8. The Island of the Dolls
Mexico City is famed for its tantalising food and colourful streets, however those looking for something a little more gruesome should take a ride along the Xochimilco canals to the Island of the Dolls. The island was founded by Don Julian, who scoured the surrounding canals for old, tattered dolls, and hung them from the trees. He always claimed that the dolls were to stave off evil spirits to protect the soul of a girl who had drowned in the waters around the island. These claims have always been disputed but eerily, Don Julian was found drowned himself in 2001, in the very same spot where he claimed to have discovered the dead girl’s body.
Since 2014, Kiev has been granted a fascinating new tourist attraction. When the former president Viktor Yanukovych was ousted, the true extent of his corruption was revealed via his opulent home. The house stands empty of residents now but visitors can walk through the 137-hectare estate for a small fee. Mezhyhirya is decked out with its own private zoo replete with pet ostriches, as well as gold-clad golf clubs and an array of expensive cars. It’s not often that you get the opportunity to step into the home of such a famous disgraced politician!
10. Tower of London
The Tower of London is one of the UK’s most famous tourist attractions, drawing in crowds who come eager to see the twinkling crown jewels, and to learn more about its gruesome past.
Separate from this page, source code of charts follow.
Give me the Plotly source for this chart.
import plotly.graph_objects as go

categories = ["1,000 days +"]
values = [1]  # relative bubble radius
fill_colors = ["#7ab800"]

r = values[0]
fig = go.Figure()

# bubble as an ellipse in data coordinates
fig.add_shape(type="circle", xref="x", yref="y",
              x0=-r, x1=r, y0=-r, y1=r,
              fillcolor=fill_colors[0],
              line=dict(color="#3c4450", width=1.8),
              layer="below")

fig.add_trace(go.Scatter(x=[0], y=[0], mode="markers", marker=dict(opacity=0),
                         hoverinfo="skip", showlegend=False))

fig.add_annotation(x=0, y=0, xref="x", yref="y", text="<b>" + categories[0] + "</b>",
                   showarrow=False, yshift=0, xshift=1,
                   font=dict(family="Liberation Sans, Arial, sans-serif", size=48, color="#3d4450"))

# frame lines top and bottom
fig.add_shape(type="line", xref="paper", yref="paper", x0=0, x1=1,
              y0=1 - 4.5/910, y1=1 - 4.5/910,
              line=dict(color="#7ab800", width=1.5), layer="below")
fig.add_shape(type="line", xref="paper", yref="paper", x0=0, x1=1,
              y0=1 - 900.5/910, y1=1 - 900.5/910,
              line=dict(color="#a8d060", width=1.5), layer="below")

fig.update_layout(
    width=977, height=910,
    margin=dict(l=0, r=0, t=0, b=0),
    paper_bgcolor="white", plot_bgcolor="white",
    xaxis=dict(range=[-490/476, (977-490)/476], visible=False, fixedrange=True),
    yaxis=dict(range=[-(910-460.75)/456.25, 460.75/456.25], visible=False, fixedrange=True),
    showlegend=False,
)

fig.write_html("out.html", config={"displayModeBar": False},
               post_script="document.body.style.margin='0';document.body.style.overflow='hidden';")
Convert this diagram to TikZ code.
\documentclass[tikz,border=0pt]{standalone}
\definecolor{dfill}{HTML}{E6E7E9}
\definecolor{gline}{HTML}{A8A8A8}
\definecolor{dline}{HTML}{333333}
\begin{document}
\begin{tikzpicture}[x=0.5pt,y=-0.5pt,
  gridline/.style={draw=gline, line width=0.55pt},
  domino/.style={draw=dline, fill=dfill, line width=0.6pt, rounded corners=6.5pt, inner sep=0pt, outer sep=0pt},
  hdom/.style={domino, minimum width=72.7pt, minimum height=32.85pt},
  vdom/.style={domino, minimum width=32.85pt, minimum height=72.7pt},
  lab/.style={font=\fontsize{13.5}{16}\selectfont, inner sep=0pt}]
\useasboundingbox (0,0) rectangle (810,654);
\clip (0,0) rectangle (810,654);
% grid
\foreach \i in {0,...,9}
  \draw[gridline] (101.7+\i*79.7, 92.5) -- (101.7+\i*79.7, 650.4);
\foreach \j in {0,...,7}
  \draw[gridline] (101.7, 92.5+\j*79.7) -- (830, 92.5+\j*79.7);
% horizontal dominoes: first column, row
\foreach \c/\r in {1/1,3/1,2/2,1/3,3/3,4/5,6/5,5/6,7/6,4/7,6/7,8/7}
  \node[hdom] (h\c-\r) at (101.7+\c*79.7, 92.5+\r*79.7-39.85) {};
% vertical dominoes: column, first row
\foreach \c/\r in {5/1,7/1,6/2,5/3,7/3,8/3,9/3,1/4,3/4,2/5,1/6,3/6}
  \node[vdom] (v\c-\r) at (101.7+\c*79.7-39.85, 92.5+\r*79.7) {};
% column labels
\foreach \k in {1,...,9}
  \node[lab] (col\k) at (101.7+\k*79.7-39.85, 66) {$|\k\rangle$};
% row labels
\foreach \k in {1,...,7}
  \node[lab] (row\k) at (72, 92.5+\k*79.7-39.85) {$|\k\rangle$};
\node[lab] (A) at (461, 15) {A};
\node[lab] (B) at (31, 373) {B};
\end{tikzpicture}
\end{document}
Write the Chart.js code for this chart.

There have been 10 famous beheadings within the walls of the Tower, including that of Anne Boleyn, perhaps Henry VIII’s most ill-treated wife. It was also the setting of the mystery of the Princes in the Tower, where the young Edward V and Richard, Duke of York, were banished by Richard III and never seen again. Take a trip into the Bloody Tower to imagine what their final days would have been like.